I hope that when I leave this earth I will have kept my friends and loved ones close, and met people who left their fingerprints all over my thoughts and left my hands dirty with sweet sweet soil, and that I’d had more days of laughter than heartache, and felt more of love than pain. But it is a blessing both ways, to have simply felt.

The lovely three

I can’t help feeling like I took you for granted, thinking far away is the best answer, and that I need leave for better opportunities.
For my seeking of open doors, I closed yours behind me
I miss you I miss you I miss you
Of all the love I can mention, yours is a different kind
Does homesickness ever get better?
I am lucky I have you in people and clouds and perfect perfect weather and youth and wrinkles. Lucky to have all this love, and lucky to come from a place where people genuinely want to enjoy life, lucky that in Lebanon, friends are family and family is old age and little cousins and coffee smells and good home cooked dinners.

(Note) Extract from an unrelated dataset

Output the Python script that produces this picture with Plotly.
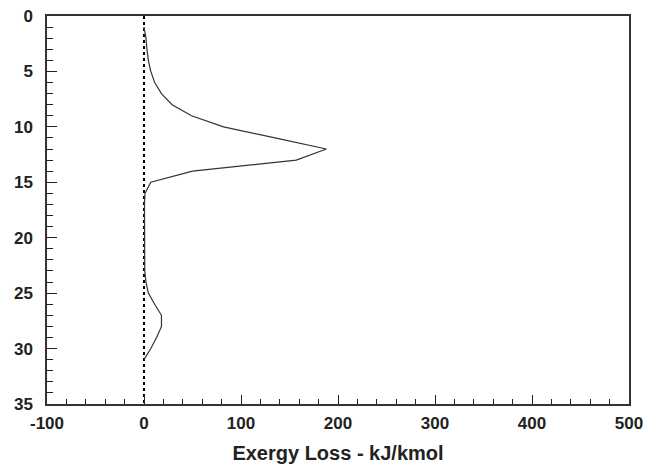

After ten years abroad, I came back to Lebanon for 3 years, and they were the longest three, but going back freed me. My dear Lebanon I hope you forgive me for closing your door for so long. I didn’t know that when I left, we would be saying goodbye for a very long time, and that we wouldn’t be the only ones to do so. We were one of the many many families who chose to leave. As the houses emptied out in the years that passed by, and more than half of lebanese children and grandchildren still leave to build their own paths and families abroad, we become so accustomed to forward that we sometimes forget to look back at what we leave behind.
When I came back for the lovely three, I realized that people were still living their every-days with half of their hearts abroad. Getting headaches and preparing for ceremonies and watching TV series and having skype sessions with their families, half here half there.